Does Applying for a Credit Card Always Hurt Your Score?
The idea that a single application can tank a credit score gets repeated so often that it’s worth separating the actual mechanics from the myth.
The short answer
Applying for a credit card typically triggers a hard inquiry, which can cause a small, temporary dip in a credit score, often just a few points. That dip usually fades within months, and it’s rarely the biggest factor affecting a score. Whether the application “hurts” in any meaningful sense depends heavily on the rest of the credit picture and what happens after the card is opened.
What actually triggers the dip
A hard inquiry happens when a lender checks a credit report as part of a formal application, and it’s recorded on the credit file. One inquiry alone tends to have a modest, short-lived effect. The bigger risk comes from applying for several cards in a short window, since multiple hard inquiries close together can compound and signal to a scoring model that someone may be taking on credit more aggressively than usual. A single, occasional application looks very different from a cluster of them.
What happens after approval matters more
The inquiry itself is often a smaller factor than what the new account does to the rest of a credit profile. Opening a new card increases total available credit, which can actually improve credit utilization if balances stay the same, since utilization is measured against a now-larger credit limit. On the other hand, a new account lowers the average age of all accounts, since it starts at zero, and account age is one of the more heavily weighted factors in most scoring models. These effects can offset each other, which is part of why a single new card doesn’t automatically add up to a net negative.
A common source of confusion
Many people conflate a hard inquiry with a soft one, assuming any credit check is equally risky. Checking one’s own score, or being pre-qualified for an offer, typically involves a soft inquiry that doesn’t affect the score at all. It’s specifically the formal application step — the one tied to an actual credit decision — that produces the hard inquiry that shows up as a factor. Understanding that distinction helps explain why routine account monitoring doesn’t come with the same tradeoff as applying for new credit.

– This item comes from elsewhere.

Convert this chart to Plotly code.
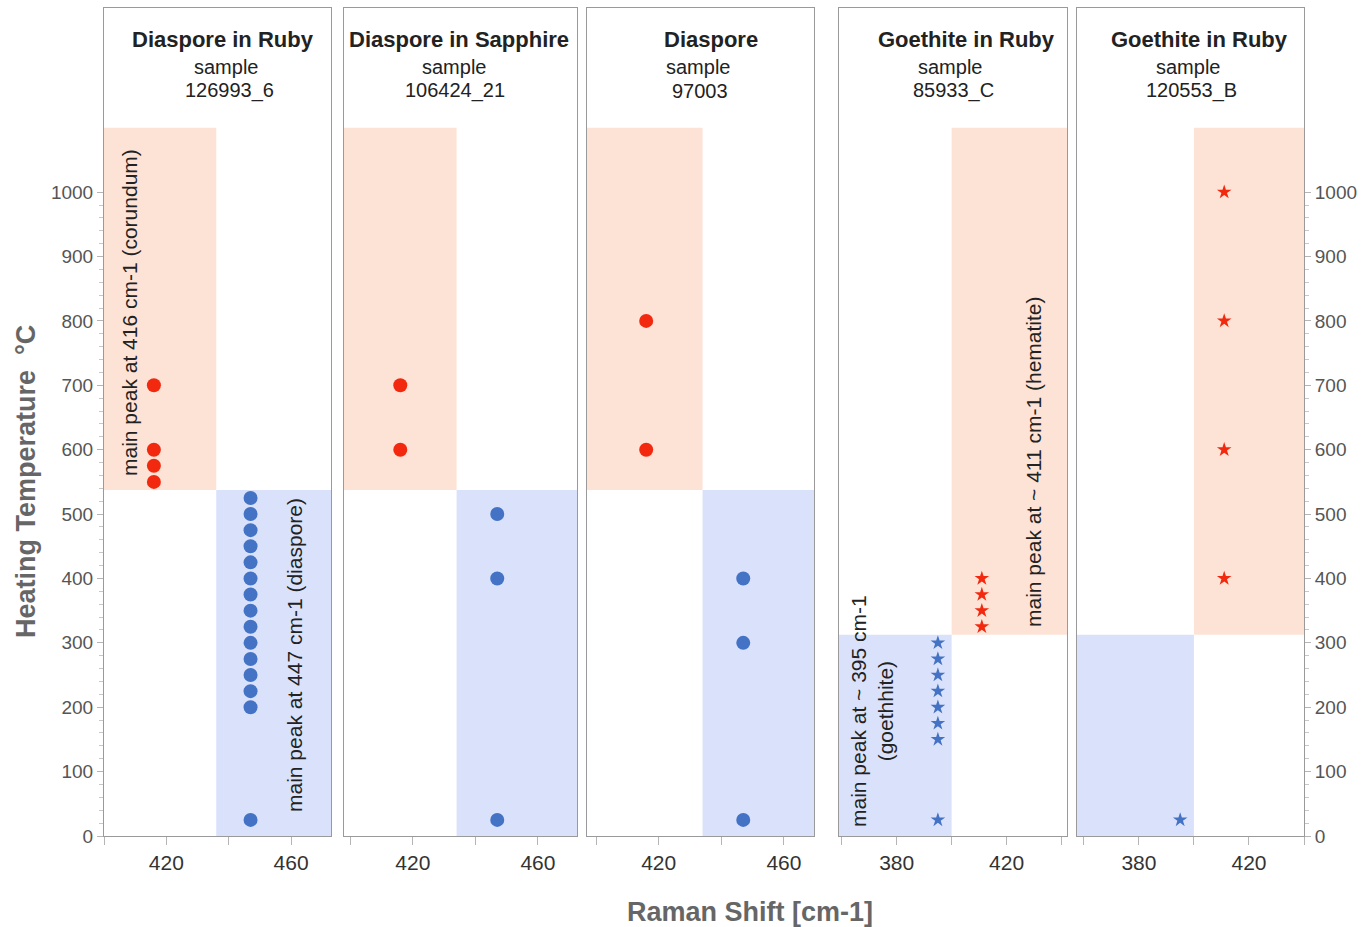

How to think about the tradeoff
A new card can also diversify the types of credit on a file, which factors into credit mix, one of the smaller but still relevant pieces of most scoring models. For someone actively building credit from scratch, a well-managed new account, despite the small inquiry dip, can end up strengthening a thin file over time by adding payment history and available credit. For someone who already has an established file and applies frequently out of habit, the accumulated inquiries and lowered average account age are more likely to be noticeable.
What to weigh
The size and duration of the dip from any single application is usually modest and temporary, but the pattern around it — how often applications happen, how the resulting account is managed, and what else is going on in the credit file — matters more than the inquiry in isolation. Spacing out applications and paying the new account on time tends to minimize any lasting effect.
The bottom line
A single credit card application isn’t the score-damaging event it’s sometimes made out to be; it’s a small, temporary factor that’s often outweighed by how the resulting account is managed over the following months and years.